I know the cost is pretty substantial to convert LHD to RHD. However, I've never heard an actual figure. Has anyone received/heard a quote? 
$10k? $20k? 

My husband wants to purchase a Toyota Tundra this year, he also wants to bring this truck to NZ when we move in a few years. 
Unsure if this truck can be converted as he says NZ doesn't have these trucks (granted he's been out of the country for 6 years)

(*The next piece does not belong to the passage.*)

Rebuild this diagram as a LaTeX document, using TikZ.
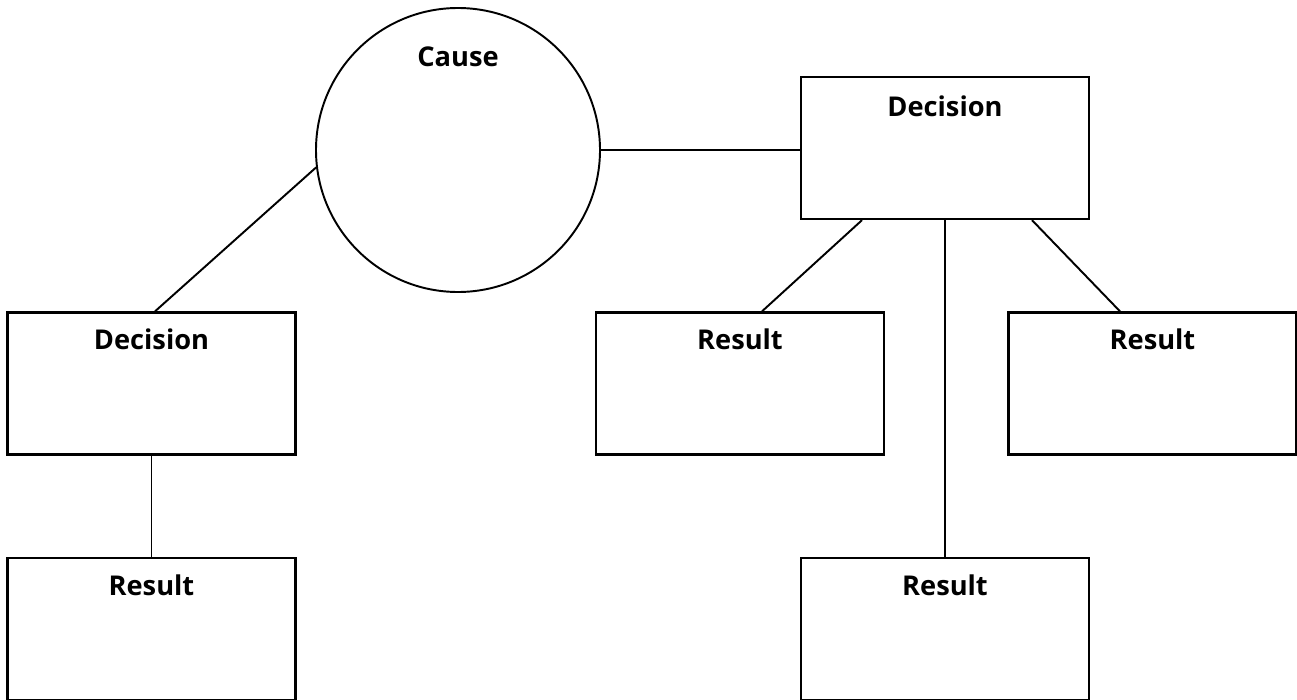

Does anyone have experience bringing Harley Davidson motorcycles? 

Thank you!


----------



## escapedtonz

Foxilady said:


> Hello from America!
> 
> I know the cost is pretty substantial to convert LHD to RHD. However, I've never heard an actual figure. Has anyone received/heard a quote?
> $10k? $20k?
> 
> My husband wants to purchase a Toyota Tundra this year, he also wants to bring this truck to NZ when we move in a few years.
> Unsure if this truck can be converted as he says NZ doesn't have these trucks (granted he's been out of the country for 6 years)
> 
> Does anyone have experience bringing Harley Davidson motorcycles?
> 
> Thank you!


You'll struggle to get an actual figure unless you take your car along to a conversion centre and get a quote. It's a highly specialised job and different cars will need different parts to do it and labour charges will be something to factor in. You'll be paying at least $100 an hour plus GST at 15% just for the work to be done. 
I have seen a forum thread that stated the basic charge for a Dodge something or other car was $15000 but was over an extra $10000 for all the additional bits required for the dashboard mods and the steering lock etc.
It also mentions a motorhome was $25000 to convert.

Doesn't seem it's a viable solution in my mind. Way too costly and money you'd never get back.

Have a look on the nzta website www.nzta.govt.nz 
Gives you all the details you'll need about the types of vehicles that can remain LHD and the ones that can't.


----------



## Foxilady

I don't see the point either! 
Ive begun sending him links to pick up trucks in NZ that look very similar. 

Thanks for your reply


----------